What’s more, if you repay your bills on time, you will improve your payment history, which is the factor that makes up most of your credit score. This means as you follow a payoff method or strategy, you can perfect your payment history and improve your credit over time.
Frequently Asked Questions (FAQs)
Paying off credit card debt involves several approaches, which we’ve covered in this article. However, there are some commonly asked questions about this topic. We’ll cover those questions in this section. If you have any additional questions, please feel free to leave a comment below.
1. Why is credit card debt bad?
Credit card debt has a negative impact on your credit score and makes it difficult to get approved for large assets like auto and home loans. By paying your bills on time and monitoring your spending closely, you can help keep your balances low and cards free of debt.
2. Should I close my credit card after I pay it off?
A paid credit card is one of your best assets to keep on your credit, so you shouldn’t be too eager to close it after paying it off. When your account is closed, it’s no longer factored into your credit utilization ratio, and your scores may drop as a result.

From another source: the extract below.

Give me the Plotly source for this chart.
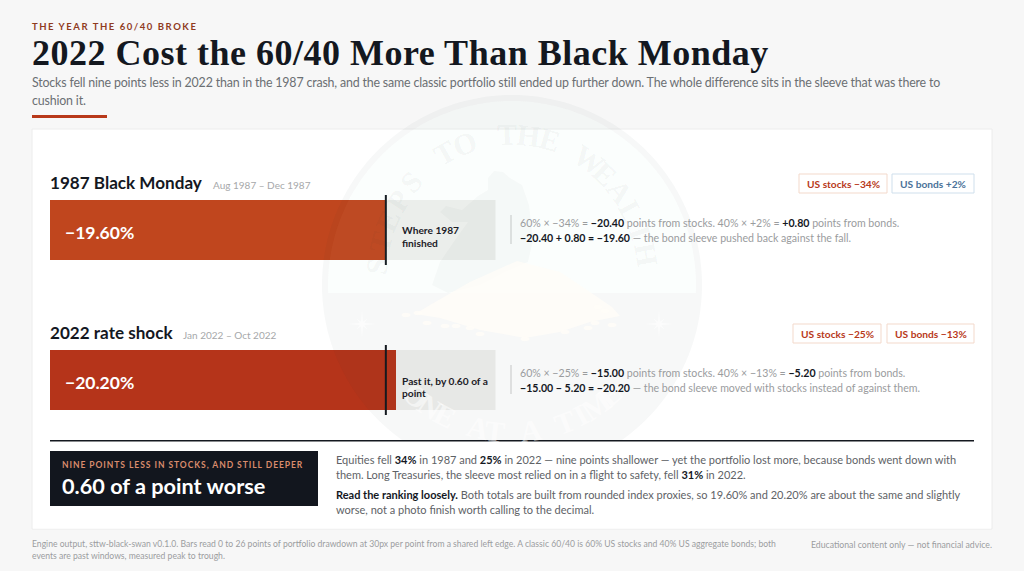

Keeping your card open after paying it off retains valuable card payment history and will boost your credit scores.
3. Can I use a credit card to pay off debt?
You can’t use one credit card to pay off another unless you open a new card with a balance transfer offer. A balance transfer offer lets you move all your balances to one card and pay it off over time with no interest for up to 21 months. However, after the introductory period ends, any unpaid balances will begin to accrue interest.
There are some solid methods for paying off your credit card debt like the snowball and avalanche method. Many people also find it useful to use balance transfers to reduce interest in the process. Whether you use one of these methods or a combination, you can chip away at your debt by rearranging your budget and using a solid payoff strategy.